We are internationally recognised as a centre of excellence for the study of medieval history, and we have been further strengthened by the arrival of new members of staff. The Medieval History MA course is among the most successful of its kind worldwide, offering a broad range of optional modules and also expert training in historical skills and techniques.
Some of the major research projects in medieval history that our MA teaching staff have been involved in include the AHRC- funded online databases Anglo-Saxon England (PASE) and Henry III Fine Rolls, and the AHRC-funded projects The Making of Charlemagne’s Europe, The Conqueror’s Commissioners: Unlocking the Domesday Survey of South-Western England, The Community of the Realm in Scotland, 1249-1424, and the Leverhulme Trust funded project Bees in the medieval world: Economic, environmental and cultural perspectives.

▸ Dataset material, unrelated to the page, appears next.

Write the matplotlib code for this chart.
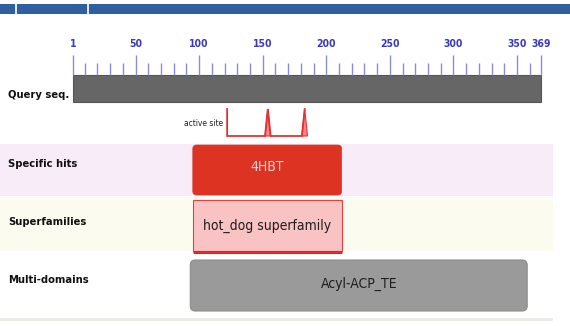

Institute of Historical Research (IHR)
We will encourage you to make full use of the opportunities available through the Institute of Historical Research (IHR). Many members of the Department prepare and deliver its period- based seminars, including the flourishing Early Medieval History and European History 1150- 1550 seminars. In addition, the IHR offers a wide range of other events: from student-run workshops to specialist training days. This intersection between Department, School and the IHR means we have a uniquely productive environment for graduate study in History.

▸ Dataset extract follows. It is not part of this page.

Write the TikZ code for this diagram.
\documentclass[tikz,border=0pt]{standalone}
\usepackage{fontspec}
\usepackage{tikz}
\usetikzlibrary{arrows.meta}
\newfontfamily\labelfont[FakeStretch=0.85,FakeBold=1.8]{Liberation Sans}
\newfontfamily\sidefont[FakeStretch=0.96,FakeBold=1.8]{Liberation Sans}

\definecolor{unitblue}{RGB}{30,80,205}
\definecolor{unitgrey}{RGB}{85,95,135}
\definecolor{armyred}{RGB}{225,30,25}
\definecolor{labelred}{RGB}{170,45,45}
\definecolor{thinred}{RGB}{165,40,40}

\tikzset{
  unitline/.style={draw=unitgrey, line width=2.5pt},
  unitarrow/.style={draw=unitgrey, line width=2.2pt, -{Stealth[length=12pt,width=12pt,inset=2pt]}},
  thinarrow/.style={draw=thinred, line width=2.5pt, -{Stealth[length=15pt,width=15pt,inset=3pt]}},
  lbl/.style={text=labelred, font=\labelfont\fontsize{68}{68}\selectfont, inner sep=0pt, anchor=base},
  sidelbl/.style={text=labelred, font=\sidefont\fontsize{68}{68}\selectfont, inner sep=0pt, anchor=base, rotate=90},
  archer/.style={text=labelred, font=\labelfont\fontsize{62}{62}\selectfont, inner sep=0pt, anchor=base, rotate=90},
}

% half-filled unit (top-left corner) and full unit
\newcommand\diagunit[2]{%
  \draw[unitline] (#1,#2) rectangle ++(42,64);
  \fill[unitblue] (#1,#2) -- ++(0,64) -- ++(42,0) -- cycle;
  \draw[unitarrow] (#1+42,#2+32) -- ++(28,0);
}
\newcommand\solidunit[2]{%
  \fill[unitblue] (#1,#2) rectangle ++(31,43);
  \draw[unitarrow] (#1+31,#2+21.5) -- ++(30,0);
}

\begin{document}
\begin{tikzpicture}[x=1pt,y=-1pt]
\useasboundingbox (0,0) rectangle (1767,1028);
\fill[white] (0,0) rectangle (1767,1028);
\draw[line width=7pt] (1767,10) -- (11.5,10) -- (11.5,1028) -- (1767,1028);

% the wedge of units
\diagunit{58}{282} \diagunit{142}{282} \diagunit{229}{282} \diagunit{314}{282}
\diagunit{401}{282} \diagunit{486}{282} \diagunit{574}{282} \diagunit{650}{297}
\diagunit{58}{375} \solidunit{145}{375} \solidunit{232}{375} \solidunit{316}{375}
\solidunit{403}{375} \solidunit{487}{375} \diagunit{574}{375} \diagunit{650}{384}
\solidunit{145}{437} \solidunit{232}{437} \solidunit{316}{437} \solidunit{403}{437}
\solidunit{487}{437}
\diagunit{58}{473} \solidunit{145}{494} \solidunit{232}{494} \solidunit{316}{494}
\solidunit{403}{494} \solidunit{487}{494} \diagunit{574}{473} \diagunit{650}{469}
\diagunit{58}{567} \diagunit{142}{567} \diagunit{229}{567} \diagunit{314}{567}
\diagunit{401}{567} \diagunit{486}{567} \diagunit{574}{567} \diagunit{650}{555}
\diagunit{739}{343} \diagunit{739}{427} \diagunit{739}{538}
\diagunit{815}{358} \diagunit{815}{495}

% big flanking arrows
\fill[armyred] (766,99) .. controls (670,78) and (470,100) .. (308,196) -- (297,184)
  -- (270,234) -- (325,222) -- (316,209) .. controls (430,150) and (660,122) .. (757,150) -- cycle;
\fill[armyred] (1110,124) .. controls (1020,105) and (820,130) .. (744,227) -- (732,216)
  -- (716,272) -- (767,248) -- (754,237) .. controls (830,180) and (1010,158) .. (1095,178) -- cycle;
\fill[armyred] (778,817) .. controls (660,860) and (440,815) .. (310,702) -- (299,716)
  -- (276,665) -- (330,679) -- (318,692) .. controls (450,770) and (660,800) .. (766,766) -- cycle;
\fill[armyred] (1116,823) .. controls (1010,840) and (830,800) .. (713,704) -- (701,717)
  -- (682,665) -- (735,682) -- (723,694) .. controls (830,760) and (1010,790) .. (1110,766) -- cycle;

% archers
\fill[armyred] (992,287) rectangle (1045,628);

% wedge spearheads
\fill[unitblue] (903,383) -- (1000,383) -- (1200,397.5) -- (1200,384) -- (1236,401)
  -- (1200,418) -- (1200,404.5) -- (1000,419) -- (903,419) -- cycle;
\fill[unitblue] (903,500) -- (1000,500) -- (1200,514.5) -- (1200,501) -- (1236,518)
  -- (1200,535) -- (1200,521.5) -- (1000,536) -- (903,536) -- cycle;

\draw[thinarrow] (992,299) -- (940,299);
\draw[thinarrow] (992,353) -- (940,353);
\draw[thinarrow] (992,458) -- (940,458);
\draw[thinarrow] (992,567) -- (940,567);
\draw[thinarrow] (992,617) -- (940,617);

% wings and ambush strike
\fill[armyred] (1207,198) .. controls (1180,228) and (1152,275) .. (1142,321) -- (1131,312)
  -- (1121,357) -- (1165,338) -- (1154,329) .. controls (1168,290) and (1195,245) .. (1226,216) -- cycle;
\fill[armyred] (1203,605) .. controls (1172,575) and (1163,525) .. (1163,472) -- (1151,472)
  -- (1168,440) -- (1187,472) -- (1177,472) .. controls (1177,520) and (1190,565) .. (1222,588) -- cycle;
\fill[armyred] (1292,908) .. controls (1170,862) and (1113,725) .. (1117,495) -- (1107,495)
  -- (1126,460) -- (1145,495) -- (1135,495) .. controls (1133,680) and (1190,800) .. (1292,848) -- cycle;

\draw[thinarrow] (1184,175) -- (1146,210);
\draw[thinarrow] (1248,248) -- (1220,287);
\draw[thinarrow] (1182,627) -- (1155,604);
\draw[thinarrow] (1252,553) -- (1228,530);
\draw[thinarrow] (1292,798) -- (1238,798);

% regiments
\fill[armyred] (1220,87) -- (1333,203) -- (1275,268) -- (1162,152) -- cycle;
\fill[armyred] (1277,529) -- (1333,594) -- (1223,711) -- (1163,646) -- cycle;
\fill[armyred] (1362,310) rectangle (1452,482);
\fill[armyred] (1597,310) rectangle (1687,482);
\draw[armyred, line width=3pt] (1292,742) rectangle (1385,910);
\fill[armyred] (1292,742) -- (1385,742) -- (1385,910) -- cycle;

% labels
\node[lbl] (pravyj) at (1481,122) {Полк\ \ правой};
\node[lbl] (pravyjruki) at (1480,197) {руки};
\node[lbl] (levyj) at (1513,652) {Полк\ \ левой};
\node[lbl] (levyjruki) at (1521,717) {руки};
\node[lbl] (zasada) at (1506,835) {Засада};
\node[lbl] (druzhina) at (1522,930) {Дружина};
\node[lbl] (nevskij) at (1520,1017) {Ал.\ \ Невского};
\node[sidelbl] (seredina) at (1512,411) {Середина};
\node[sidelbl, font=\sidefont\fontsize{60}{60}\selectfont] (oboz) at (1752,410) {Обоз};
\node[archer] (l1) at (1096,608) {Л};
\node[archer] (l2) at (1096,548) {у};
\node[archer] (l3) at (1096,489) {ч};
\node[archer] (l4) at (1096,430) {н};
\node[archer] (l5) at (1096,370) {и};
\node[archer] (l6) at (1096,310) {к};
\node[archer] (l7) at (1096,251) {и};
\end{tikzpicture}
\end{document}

If you are a full-time student, we will give you four to eight hours of teaching each week through seminars, where you will contribute to the discussion and prepare presentations. We will expect you to undertake 32-36 hours of independent study alongside this.
For your dissertation, we will give you six hours of supervision and we will expect you to undertake 574 hours of self-study.
If you are a part-time student, we will give you two to six hours of teaching each week through seminars.
For your dissertation, we will give you six hours of supervision.
We will use a delivery method that will ensure students have a rich, exciting experience from the start. Face to face teaching will be complemented and supported with innovative technology so that students also experience elements of digital learning and assessment.
Typically, one credit equates to 10 hours of work.
Your performance will be assessed through coursework and a written examination. Coursework contributes approximately 90% and examinations approximately 10% to your final mark.
This course is primarily taught at the King’s College London Strand Campus. Our central London location offers you unrivalled access to world-class museums, collections, archives and libraries, as well as easy access to resources in Europe. You will benefit from our own facilities and the huge number of cultural and social opportunities of one of the world’s most vibrant and dynamic cities.
King’s College London is regulated by the Office for Students.